→ Given material:
--------------------------------------------------

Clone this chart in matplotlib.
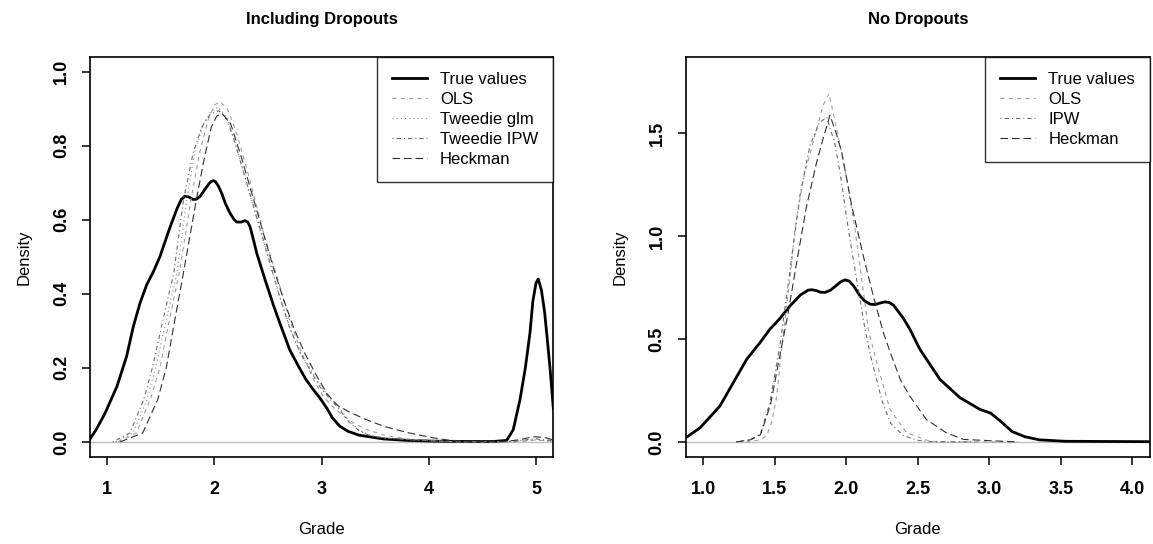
import matplotlib
matplotlib.use("Agg")
import matplotlib.pyplot as plt

plt.rcParams['font.family'] = ['Liberation Sans', 'DejaVu Sans']
plt.rcParams['lines.scale_dashes'] = False

# ---- left panel: Including Dropouts ----
true_x_l = [0.839, 0.90, 0.98, 1.09, 1.18, 1.243, 1.305, 1.368, 1.43, 1.49, 1.585, 1.65, 1.69, 1.725, 1.76,
            1.80, 1.834, 1.87, 1.90, 1.95, 1.97, 1.989, 2.01, 2.035, 2.067, 2.10, 2.145, 2.18, 2.207, 2.25,
            2.285, 2.31, 2.331, 2.36, 2.394, 2.472, 2.549, 2.611, 2.70, 2.767, 2.85, 2.922, 2.985, 3.05, 3.10,
            3.17, 3.25, 3.35, 3.575, 3.8, 4.04, 4.4, 4.6, 4.726, 4.787, 4.85, 4.90, 4.943, 4.97, 5.0, 5.02,
            5.05, 5.08, 5.099, 5.13, 5.161]
true_y_l = [0.008, 0.035, 0.078, 0.15, 0.231, 0.312, 0.375, 0.425, 0.46, 0.50, 0.58, 0.63, 0.655, 0.664,
            0.662, 0.655, 0.656, 0.665, 0.678, 0.698, 0.704, 0.706, 0.703, 0.692, 0.672, 0.645, 0.618, 0.602,
            0.594, 0.594, 0.598, 0.594, 0.582, 0.55, 0.51, 0.438, 0.37, 0.32, 0.25, 0.213, 0.17, 0.141, 0.118,
            0.09, 0.065, 0.042, 0.028, 0.018, 0.008, 0.004, 0.002, 0.001, 0.001, 0.004, 0.033, 0.114, 0.20,
            0.294, 0.38, 0.43, 0.44, 0.41, 0.35, 0.294, 0.20, 0.09]

ipw_x_l = [1.05, 1.21, 1.34, 1.42, 1.52, 1.62, 1.71, 1.80, 1.88, 1.96, 2.04, 2.12, 2.20, 2.30, 2.40, 2.50,
           2.60, 2.70, 2.80, 2.88, 2.98, 3.08, 3.16, 3.25, 3.35, 3.45, 3.6, 3.8, 4.0, 4.2, 4.7, 4.85, 5.0, 5.161]
ipw_y_l = [0.0, 0.024, 0.114, 0.2, 0.33, 0.456, 0.653, 0.78, 0.85, 0.885, 0.895, 0.87, 0.80, 0.70, 0.60, 0.50,
           0.40, 0.31, 0.24, 0.20, 0.15, 0.115, 0.09, 0.055, 0.03, 0.017, 0.01, 0.006, 0.003, 0.001, 0.0, 0.004,
           0.008, 0.003]

glm_x_l = [1.08, 1.24, 1.37, 1.45, 1.55, 1.65, 1.74, 1.82, 1.90, 1.97, 2.03, 2.11, 2.19, 2.29, 2.39, 2.49,
           2.60, 2.70, 2.80, 2.89, 2.99, 3.09, 3.17, 3.26, 3.36, 3.46, 3.6, 3.8, 4.0, 4.2, 4.7, 4.85, 5.0, 5.161]
glm_y_l = [0.0, 0.024, 0.114, 0.2, 0.33, 0.456, 0.653, 0.79, 0.86, 0.895, 0.905, 0.88, 0.81, 0.71, 0.61, 0.51,
           0.40, 0.31, 0.24, 0.20, 0.15, 0.115, 0.09, 0.055, 0.03, 0.017, 0.01, 0.006, 0.003, 0.001, 0.0, 0.003,
           0.006, 0.002]

ols_x_l = [1.10, 1.27, 1.40, 1.49, 1.58, 1.67, 1.78, 1.86, 1.94, 2.0, 2.05, 2.12, 2.20, 2.30, 2.39, 2.48,
           2.58, 2.70, 2.80, 2.92, 3.02, 3.12, 3.25, 3.4, 3.6, 3.8, 4.0, 4.3, 4.8, 5.0, 5.161]
ols_y_l = [0.0, 0.024, 0.114, 0.2, 0.33, 0.456, 0.653, 0.78, 0.87, 0.91, 0.92, 0.90, 0.84, 0.74, 0.64, 0.54,
           0.45, 0.33, 0.25, 0.17, 0.12, 0.09, 0.06, 0.035, 0.017, 0.008, 0.003, 0.0, 0.0, 0.005, 0.002]

heck_x_l = [1.12, 1.33, 1.47, 1.55, 1.63, 1.71, 1.83, 1.90, 1.97, 2.02, 2.07, 2.15, 2.25, 2.35, 2.45, 2.55,
            2.65, 2.75, 2.85, 2.95, 3.05, 3.15, 3.25, 3.4, 3.58, 3.8, 4.04, 4.2, 4.4, 4.7, 4.85, 4.97, 5.08, 5.161]
heck_y_l = [0.0, 0.024, 0.114, 0.2, 0.33, 0.456, 0.653, 0.76, 0.85, 0.88, 0.888, 0.86, 0.77, 0.67, 0.57, 0.47,
            0.38, 0.30, 0.235, 0.18, 0.13, 0.098, 0.082, 0.062, 0.042, 0.025, 0.011, 0.004, 0.001, 0.001, 0.006,
            0.014, 0.012, 0.005]

# ---- right panel: No Dropouts ----
true_x_r = [0.877, 0.977, 1.116, 1.21, 1.303, 1.397, 1.466, 1.536, 1.606, 1.68, 1.734, 1.76, 1.79, 1.82,
            1.851, 1.89, 1.92, 1.96, 1.991, 2.02, 2.05, 2.096, 2.13, 2.166, 2.20, 2.24, 2.27, 2.30, 2.33,
            2.352, 2.40, 2.445, 2.515, 2.655, 2.795, 2.935, 3.009, 3.08, 3.16, 3.25, 3.35, 3.53, 3.8, 4.124]
true_y_r = [0.02, 0.068, 0.174, 0.288, 0.401, 0.483, 0.548, 0.60, 0.661, 0.715, 0.738, 0.74, 0.736, 0.728,
            0.727, 0.738, 0.755, 0.778, 0.788, 0.782, 0.76, 0.71, 0.685, 0.67, 0.668, 0.676, 0.681, 0.678,
            0.665, 0.645, 0.60, 0.548, 0.45, 0.304, 0.215, 0.158, 0.14, 0.10, 0.05, 0.025, 0.01, 0.003, 0.002,
            0.001]

ols_x_r = [1.30, 1.40, 1.443, 1.48, 1.513, 1.54, 1.56, 1.606, 1.641, 1.70, 1.793, 1.84, 1.879, 1.933, 2.003,
           2.061, 2.108, 2.154, 2.213, 2.306, 2.422, 2.585, 2.8, 3.2]
ols_y_r = [0.0, 0.01, 0.03, 0.10, 0.22, 0.40, 0.53, 0.79, 1.036, 1.28, 1.523, 1.64, 1.694, 1.523, 1.28,
           1.036, 0.792, 0.548, 0.385, 0.158, 0.044, 0.003, 0.0, 0.0]

ipw_x_r = [1.23, 1.33, 1.40, 1.466, 1.536, 1.583, 1.629, 1.676, 1.746, 1.81, 1.863, 1.92, 1.956, 2.014,
           2.072, 2.131, 2.17, 2.25, 2.31, 2.40, 2.50, 2.60, 2.9]
ipw_y_r = [0.0, 0.01, 0.04, 0.19, 0.47, 0.71, 0.954, 1.198, 1.442, 1.55, 1.58, 1.45, 1.312, 1.036,
           0.792, 0.548, 0.418, 0.20, 0.09, 0.03, 0.008, 0.0, 0.0]

heck_x_r = [1.23, 1.33, 1.40, 1.47, 1.53, 1.594, 1.653, 1.723, 1.793, 1.84, 1.886, 1.93, 1.968, 2.038,
            2.119, 2.189, 2.259, 2.31, 2.38, 2.445, 2.56, 2.70, 2.82, 3.0, 3.2]
heck_y_r = [0.0, 0.01, 0.035, 0.18, 0.40, 0.629, 0.873, 1.149, 1.361, 1.48, 1.589, 1.50, 1.41, 1.149,
            0.905, 0.71, 0.532, 0.43, 0.30, 0.222, 0.109, 0.044, 0.012, 0.006, 0.0]

left_labels = ["True values", "OLS", "Tweedie glm", "Tweedie IPW", "Heckman"]
right_labels = ["True values", "OLS", "IPW", "Heckman"]

# line styles (R lty 1, 2, 3, 4, 5 in greys)
st_true = dict(color="black", lw=2.0, linestyle="-")
st_ols = dict(color="#a0a0a0", lw=0.8, linestyle=(0, (3, 3)))
st_glm = dict(color="#8c8c8c", lw=0.8, linestyle=(0, (0.8, 2.2)))
st_ipw = dict(color="#6a6a6a", lw=0.8, linestyle=(0, (0.8, 2.2, 3, 2.2)))
st_heck = dict(color="#303030", lw=0.8, linestyle=(0, (5.5, 2.8)))

fig = plt.figure(figsize=(11.53, 5.44), dpi=100)
ax1 = fig.add_axes([0.0781, 0.1605, 0.4018, 0.7347])
ax2 = fig.add_axes([0.5947, 0.1605, 0.4027, 0.7347])


def style_axes(ax, xlim, ylim, xticks, xticklabels, yticks, yticklabels, title):
    ax.axhline(0, color="#bebebe", lw=1.0, zorder=0)
    ax.set_xlim(*xlim)
    ax.set_ylim(*ylim)
    ax.set_xticks(xticks)
    ax.set_xticklabels(xticklabels, fontweight="bold", fontsize=13)
    ax.set_yticks(yticks)
    ax.set_yticklabels(yticklabels, fontweight="bold", fontsize=13, rotation=90, va="center")
    ax.tick_params(axis="both", direction="out", length=5.5, width=1.1, color="black")
    ax.tick_params(axis="x", pad=12)
    ax.tick_params(axis="y", pad=9)
    for sp in ax.spines.values():
        sp.set_linewidth(1.2)
    ax.set_xlabel("Grade", fontsize=12, labelpad=17)
    ax.set_ylabel("Density", fontsize=12, labelpad=15)
    ax.set_title(title, fontsize=12, fontweight="bold", pad=24)


l1, = ax1.plot(true_x_l, true_y_l, **st_true)
l2, = ax1.plot(ols_x_l, ols_y_l, **st_ols)
l3, = ax1.plot(glm_x_l, glm_y_l, **st_glm)
l4, = ax1.plot(ipw_x_l, ipw_y_l, **st_ipw)
l5, = ax1.plot(heck_x_l, heck_y_l, **st_heck)
style_axes(ax1, (0.839, 5.161), (-0.04, 1.04), [1, 2, 3, 4, 5], ["1", "2", "3", "4", "5"],
           [0, 0.2, 0.4, 0.6, 0.8, 1.0], ["0.0", "0.2", "0.4", "0.6", "0.8", "1.0"], "Including Dropouts")
leg1 = ax1.legend([l1, l2, l3, l4, l5], left_labels, loc="upper right", fontsize=12,
                  frameon=True, fancybox=False, edgecolor="black", borderaxespad=0,
                  borderpad=0.9, labelspacing=0.3, handlelength=2.1, handletextpad=0.8)
leg1.get_frame().set_linewidth(1.0)

r1, = ax2.plot(true_x_r, true_y_r, **st_true)
r2, = ax2.plot(ols_x_r, ols_y_r, **st_ols)
r3, = ax2.plot(ipw_x_r, ipw_y_r, **st_ipw)
r4, = ax2.plot(heck_x_r, heck_y_r, **st_heck)
style_axes(ax2, (0.877, 4.124), (-0.072, 1.872), [1.0, 1.5, 2.0, 2.5, 3.0, 3.5, 4.0],
           ["1.0", "1.5", "2.0", "2.5", "3.0", "3.5", "4.0"],
           [0, 0.5, 1.0, 1.5], ["0.0", "0.5", "1.0", "1.5"], "No Dropouts")
leg2 = ax2.legend([r1, r2, r3, r4], right_labels, loc="upper right", fontsize=12,
                  frameon=True, fancybox=False, edgecolor="black", borderaxespad=0,
                  borderpad=0.9, labelspacing=0.3, handlelength=2.1, handletextpad=0.8)
leg2.get_frame().set_linewidth(1.0)

fig.savefig("out.png", dpi=100)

--------------------------------------------------

→ Exercise: From the first line of the listing above, repeat every line through the one holding "0.294, 0.38, 0.43, 0.44, 0.41, 0.35, 0.294, 0.20, 0.09]". Both ends count, and pictures stay out.

→ Worked solution:
Clone this chart in matplotlib.
import matplotlib
matplotlib.use("Agg")
import matplotlib.pyplot as plt

plt.rcParams['font.family'] = ['Liberation Sans', 'DejaVu Sans']
plt.rcParams['lines.scale_dashes'] = False

# ---- left panel: Including Dropouts ----
true_x_l = [0.839, 0.90, 0.98, 1.09, 1.18, 1.243, 1.305, 1.368, 1.43, 1.49, 1.585, 1.65, 1.69, 1.725, 1.76,
            1.80, 1.834, 1.87, 1.90, 1.95, 1.97, 1.989, 2.01, 2.035, 2.067, 2.10, 2.145, 2.18, 2.207, 2.25,
            2.285, 2.31, 2.331, 2.36, 2.394, 2.472, 2.549, 2.611, 2.70, 2.767, 2.85, 2.922, 2.985, 3.05, 3.10,
            3.17, 3.25, 3.35, 3.575, 3.8, 4.04, 4.4, 4.6, 4.726, 4.787, 4.85, 4.90, 4.943, 4.97, 5.0, 5.02,
            5.05, 5.08, 5.099, 5.13, 5.161]
true_y_l = [0.008, 0.035, 0.078, 0.15, 0.231, 0.312, 0.375, 0.425, 0.46, 0.50, 0.58, 0.63, 0.655, 0.664,
            0.662, 0.655, 0.656, 0.665, 0.678, 0.698, 0.704, 0.706, 0.703, 0.692, 0.672, 0.645, 0.618, 0.602,
            0.594, 0.594, 0.598, 0.594, 0.582, 0.55, 0.51, 0.438, 0.37, 0.32, 0.25, 0.213, 0.17, 0.141, 0.118,
            0.09, 0.065, 0.042, 0.028, 0.018, 0.008, 0.004, 0.002, 0.001, 0.001, 0.004, 0.033, 0.114, 0.20,
            0.294, 0.38, 0.43, 0.44, 0.41, 0.35, 0.294, 0.20, 0.09]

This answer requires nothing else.